Entries with chart source code:
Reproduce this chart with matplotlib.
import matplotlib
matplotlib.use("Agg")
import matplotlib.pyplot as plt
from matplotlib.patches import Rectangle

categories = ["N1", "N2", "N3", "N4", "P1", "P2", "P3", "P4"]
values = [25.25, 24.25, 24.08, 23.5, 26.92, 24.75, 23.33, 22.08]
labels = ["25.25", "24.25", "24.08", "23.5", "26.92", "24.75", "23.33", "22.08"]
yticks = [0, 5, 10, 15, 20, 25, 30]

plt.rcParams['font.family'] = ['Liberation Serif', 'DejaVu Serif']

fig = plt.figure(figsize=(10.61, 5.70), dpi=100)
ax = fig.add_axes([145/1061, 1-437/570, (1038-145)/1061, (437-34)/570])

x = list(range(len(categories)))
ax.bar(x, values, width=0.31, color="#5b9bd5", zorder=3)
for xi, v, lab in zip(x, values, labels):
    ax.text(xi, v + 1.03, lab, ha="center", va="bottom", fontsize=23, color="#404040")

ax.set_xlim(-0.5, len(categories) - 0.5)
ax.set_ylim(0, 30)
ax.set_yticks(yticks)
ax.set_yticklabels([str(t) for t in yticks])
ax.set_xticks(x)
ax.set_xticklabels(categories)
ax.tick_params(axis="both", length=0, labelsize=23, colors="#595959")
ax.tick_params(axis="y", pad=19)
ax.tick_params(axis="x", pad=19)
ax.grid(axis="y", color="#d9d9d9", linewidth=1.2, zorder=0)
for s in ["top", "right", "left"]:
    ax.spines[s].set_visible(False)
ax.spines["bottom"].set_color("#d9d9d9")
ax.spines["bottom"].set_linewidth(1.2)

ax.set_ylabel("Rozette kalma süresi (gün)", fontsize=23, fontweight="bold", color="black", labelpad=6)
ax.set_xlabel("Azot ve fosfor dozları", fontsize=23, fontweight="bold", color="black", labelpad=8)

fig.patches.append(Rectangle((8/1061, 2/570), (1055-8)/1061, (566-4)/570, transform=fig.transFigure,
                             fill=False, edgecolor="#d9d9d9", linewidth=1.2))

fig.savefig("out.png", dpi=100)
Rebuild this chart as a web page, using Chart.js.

# EXERCISE GOAL
From the listing above, copy out each line where the word "this" appears.

# WRITTEN RESPONSE
Reproduce this chart with matplotlib.
Rebuild this chart as a web page, using Chart.js.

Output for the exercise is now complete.